Node C receiving the request checks if it is going to leave the system. If not, it accepts the request and agrees to take over the load by merging the two zones. The merging process includes merging of the incoming and outgoing links as well. C then notifies all the linked nodes regarding the update. Algorithm 9 in Appendix D gives a step-wise description of C’s operations.
During join and leave, nodes whose zone changes notify the nodes linked to them by outgoing or incoming edges. When such notification is received, a node adds or drops links caused by the change. Every two minutes, each node sends keep-alive message to all linked nodes. These nodes update the timestamp with the zone information corresponding to that node. If no update is received in last five minutes for a linked node, it is considered dead, and owner of the successor zone takes the responsibility of orphaned zone.
If there is an outgoing edge from a virtual node in one zone to a virtual node in another zone, then there exists an outgoing edge between one node to the other. On many occasions, zones of the neighboring nodes change. A brute force way to find an edge in the underlying graph would slow down join and leave operations.

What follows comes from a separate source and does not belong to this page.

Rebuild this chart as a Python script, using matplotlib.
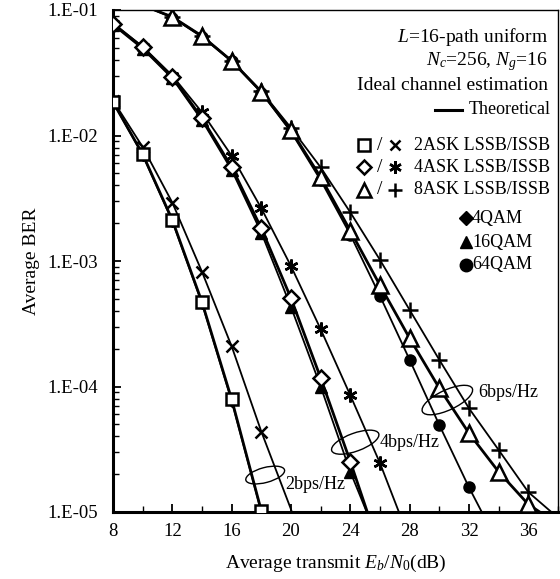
import numpy as np
import matplotlib
matplotlib.use("Agg")
import matplotlib.pyplot as plt
from matplotlib.patches import Ellipse
from matplotlib.ticker import FuncFormatter, MultipleLocator, LogLocator, NullFormatter
import matplotlib.transforms as mtransforms

plt.rcParams['font.family'] = ['Liberation Serif', 'DejaVu Serif']
plt.rcParams['mathtext.fontset'] = 'custom'
plt.rcParams['mathtext.rm'] = 'Liberation Serif'
plt.rcParams['mathtext.it'] = 'Liberation Serif:italic'

# ---------------- data ----------------
snr = [8, 10, 12, 14, 16, 18, 20, 22, 24, 26, 28, 30, 32, 34, 36, 38]

# 2 bps/Hz
ask2_lssb = [1.85e-2, 7.1e-3, 2.12e-3, 4.7e-4, 7.9e-5, 1.02e-5, 9.0e-7]
ask2_issb = [1.9e-2, 8.1e-3, 2.92e-3, 8.2e-4, 2.09e-4, 4.37e-5, 1.05e-5, 2.0e-6]
qam4 = [1.85e-2, 7.0e-3, 2.08e-3, 4.6e-4, 7.7e-5, 1.0e-5]

# 4 bps/Hz
ask4_lssb = [7.8e-2, 5.04e-2, 2.94e-2, 1.37e-2, 5.6e-3, 1.82e-3, 5.05e-4, 1.17e-4, 2.52e-5, 5.0e-6]
ask4_issb = [7.8e-2, 5.1e-2, 3.0e-2, 1.53e-2, 6.9e-3, 2.63e-3, 9.1e-4, 2.86e-4, 8.5e-5, 2.45e-5, 6.0e-6]
qam16 = [7.6e-2, 4.9e-2, 2.85e-2, 1.32e-2, 5.3e-3, 1.68e-3, 4.3e-4, 1.0e-4, 2.09e-5, 5.5e-6]

# 6 bps/Hz
ask8_lssb = [1.3e-1, 1.09e-1, 8.8e-2, 6.2e-2, 3.93e-2, 2.23e-2, 1.10e-2, 4.65e-3, 1.74e-3, 6.4e-4, 2.42e-4, 9.7e-5, 4.24e-5, 2.09e-5, 1.15e-5, 8.0e-6]
ask8_issb = [1.3e-1, 1.09e-1, 8.8e-2, 6.2e-2, 3.95e-2, 2.25e-2, 1.15e-2, 5.57e-3, 2.44e-3, 1.02e-3, 4.07e-4, 1.63e-4, 6.7e-5, 3.12e-5, 1.44e-5, 9.0e-6]
qam64 = [1.3e-1, 1.09e-1, 8.7e-2, 6.1e-2, 3.9e-2, 2.2e-2, 1.07e-2, 4.4e-3, 1.62e-3, 5.26e-4, 1.63e-4, 4.93e-5, 1.57e-5, 5.5e-6]

# visible marker ranges (number of points shown as markers)
ask2_mk = 6
ask2i_mk = 6
ask4_mk = 9
ask4i_mk = 10
ask8_mk = (2, 15)
ask8i_mk = (2, 15)
qam64_mk = (2, 13)

x_ticks = [8, 12, 16, 20, 24, 28, 32, 36]

# ---------------- figure ----------------
W, H = 560, 579
fig = plt.figure(figsize=(W / 100, H / 100), dpi=100)
L, R, T, B = 113, 558, 10, 512
ax = fig.add_axes([L / W, (H - B) / H, (R - L) / W, (B - T) / H])

def xs(n, start=0):
    return snr[start:start + n]

lw_th = 2.0
lw_s = 1.3
mew = 1.8

# 2 bps/Hz
ax.plot(xs(len(qam4)), qam4, color='k', lw=lw_s, marker='D', ms=6, mfc='k', mec='k', zorder=3)
ax.plot(xs(len(ask2_issb)), ask2_issb, color='k', lw=lw_s, zorder=3)
ax.plot(xs(ask2i_mk), ask2_issb[:ask2i_mk], ls='none', marker='x', ms=8, mew=mew, color='k', zorder=4)
ax.plot(xs(len(ask2_lssb)), ask2_lssb, color='k', lw=lw_th, zorder=3)
ax.plot(xs(ask2_mk), ask2_lssb[:ask2_mk], ls='none', marker='s', ms=9, mfc='white', mec='k', mew=mew, zorder=5)

# 4 bps/Hz
ax.plot(xs(len(qam16)), qam16, color='k', lw=lw_s, marker='^', ms=9, mfc='k', mec='k', zorder=3)
ax.plot(xs(len(ask4_issb)), ask4_issb, color='k', lw=lw_s, zorder=3)
ax.plot(xs(ask4i_mk), ask4_issb[:ask4i_mk], ls='none', marker=(6, 2, 0), ms=10, mew=mew, color='k', zorder=4)
ax.plot(xs(len(ask4_lssb)), ask4_lssb, color='k', lw=lw_th, zorder=3)
ax.plot(xs(ask4_mk), ask4_lssb[:ask4_mk], ls='none', marker='D', ms=8, mfc='white', mec='k', mew=mew, zorder=5)

# 6 bps/Hz
ax.plot(snr[:len(qam64)], qam64, color='k', lw=lw_s, zorder=3)
ax.plot(snr[qam64_mk[0]:qam64_mk[1]], qam64[qam64_mk[0]:qam64_mk[1]], ls='none', marker='o', ms=8, mfc='k', mec='k', zorder=3)
ax.plot(snr[:len(ask8_issb)], ask8_issb, color='k', lw=lw_s, zorder=3)
ax.plot(snr[ask8i_mk[0]:ask8i_mk[1]], ask8_issb[ask8i_mk[0]:ask8i_mk[1]], ls='none', marker='+', ms=11, mew=mew, color='k', zorder=4)
ax.plot(snr[:len(ask8_lssb)], ask8_lssb, color='k', lw=lw_th, zorder=3)
ax.plot(snr[ask8_mk[0]:ask8_mk[1]], ask8_lssb[ask8_mk[0]:ask8_mk[1]], ls='none', marker='^', ms=11, mfc='white', mec='k', mew=mew, zorder=5)

# axes
ax.set_yscale('log')
ax.set_xlim(8, 38)
ax.set_ylim(1e-5, 1e-1)
ax.set_xticks(x_ticks)
ax.xaxis.set_minor_locator(MultipleLocator(2))
ax.yaxis.set_major_locator(LogLocator(base=10, numticks=10))
ax.yaxis.set_minor_locator(LogLocator(base=10, subs=np.arange(2, 10), numticks=20))
ax.yaxis.set_minor_formatter(NullFormatter())
ax.yaxis.set_major_formatter(FuncFormatter(lambda v, p: "1.E-%02d" % int(round(-np.log10(v)))))
ax.tick_params(axis='both', which='major', direction='in', length=6, width=1.3, labelsize=13.5)
ax.tick_params(axis='y', which='major', pad=11)
ax.tick_params(axis='x', which='major', pad=8)
ax.tick_params(axis='both', which='minor', direction='in', length=4, width=1.0)
ax.tick_params(top=False, right=False)
for s in ['left', 'bottom']:
    ax.spines[s].set_linewidth(2.2)
for s in ['top', 'right']:
    ax.spines[s].set_linewidth(1.0)

ax.set_xlabel(r"Average transmit $E_b$/$N_0$(dB)", fontsize=14, labelpad=9)
ax.set_ylabel("Average BER", fontsize=14, labelpad=5)

# helper: pixel -> axes fraction
def fx(px):
    return (px - L) / (R - L)
def fy(py):
    return (B - py) / (B - T)

fs = 14
ax.text(fx(548), fy(37), r"$L$=16-path uniform", ha='right', va='center', fontsize=fs, transform=ax.transAxes)
ax.text(fx(548), fy(62), r"$N_c$=256, $N_g$=16", ha='right', va='center', fontsize=fs, transform=ax.transAxes)
ax.text(fx(548), fy(86), "Ideal channel estimation", ha='right', va='center', fontsize=fs, transform=ax.transAxes)

ax.plot([fx(435), fx(462)], [fy(110), fy(110)], color='k', lw=2.2, transform=ax.transAxes, clip_on=False)
ax.text(fx(469), fy(110), "Theoretical", ha='left', va='center', fontsize=13, transform=ax.transAxes)

rows = [(145, 's', 'x', "2ASK LSSB/ISSB", 9, 7),
        (167, 'D', (6, 2, 0), "4ASK LSSB/ISSB", 7, 9),
        (190, '^', '+', "8ASK LSSB/ISSB", 10, 10)]
for py, m1, m2, txt, s1, s2 in rows:
    ax.plot([fx(364)], [fy(py)], marker=m1, ms=s1, mfc='white', mec='k', mew=mew, transform=ax.transAxes, clip_on=False)
    ax.text(fx(380), fy(py), "/", ha='center', va='center', fontsize=fs, transform=ax.transAxes)
    ax.plot([fx(395)], [fy(py)], marker=m2, ms=s2, color='k', mew=mew, transform=ax.transAxes, clip_on=False)
    ax.text(fx(550), fy(py), txt, ha='right', va='center', fontsize=13, transform=ax.transAxes)

rows2 = [(218, 'D', "4QAM", 7), (242, '^', "16QAM", 9), (265, 'o', "64QAM", 9)]
for py, m, txt, s in rows2:
    ax.plot([fx(466)], [fy(py)], marker=m, ms=s, color='k', transform=ax.transAxes, clip_on=False)
    ax.text(fx(472), fy(py), txt, ha='left', va='center', fontsize=13, transform=ax.transAxes)

# ellipse annotations (centre in data coords, size in inches)
def ell(xc, yc, w, h, ang):
    tr = fig.dpi_scale_trans + mtransforms.ScaledTranslation(xc, yc, ax.transData)
    e = Ellipse((0, 0), w, h, angle=ang, fill=False, lw=1.0, color='k', transform=tr, zorder=6)
    ax.add_patch(e)

ell(18.26, 1.97e-5, 0.40, 0.15, 15)
ax.text(19.6, 1.67e-5, "2bps/Hz", fontsize=13, ha='left', va='center')
ell(24.33, 3.6e-5, 0.50, 0.18, 20)
ax.text(26.0, 3.55e-5, "4bps/Hz", fontsize=13, ha='left', va='center')
ell(30.54, 7.8e-5, 0.55, 0.20, 25)
ax.text(32.6, 9.0e-5, "6bps/Hz", fontsize=13, ha='left', va='center')

fig.savefig("out.png", dpi=100)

Node A receives zone update from another node B. A checks if the size of its zone is larger than or equal to N/K. If so, then a link exists (because every possible suffix of length D − 1 is present in A’s zone). Otherwise, it determines the range [LA,RA] of the suffix of length D − 1 lying in the A and range [LB,RB] of the prefix of length D − 1 lying in B’s zone. If LA ∈ [LB,RB], or RA ∈ [LB,RB] then there exists an edge from node A to node B. Similarly, there exists an edge if LB or RB lies within [LA,RA]. Consider the following two examples to understand how range overlap is used to determine the connectivity.
-
Consider two zones: node A’s zone [’00000000’, ’17777777’] and node B’s zone [’40000000’, ’77777777’]. Since the size of zone of node A is larger than ’10000000’, it will have all possible suffixes of length D − 1. Therefore, it will have link to any node in the system. Same is the case for B and hence, both have outgoing edges to each other.
-
Consider two other zones: node A’s zone [’00000000’, ’00777777’] and node B’s zone [’01000000’, ’01777777’]. The range of suffixes of length D − 1, for node A is [’0000000’, ’0777777’]. The range of prefixes of length D − 1, for node B is [’0100000’, ’0177777’]. The intersection between the two ranges is non-empty, and hence an edge exists from node A to node B. (In the underlying graph, ’00100000’ has an outgoing edge to ’01000000’.)
-
For the above example, range of suffixes of length D − 1, for B is [’1000000’, ’1777777’]. The range of prefixes of length D − 1, for A is [’0000000’, ’0077777’]. The intersection between two ranges is empty, and hence no edge can exist from B to A.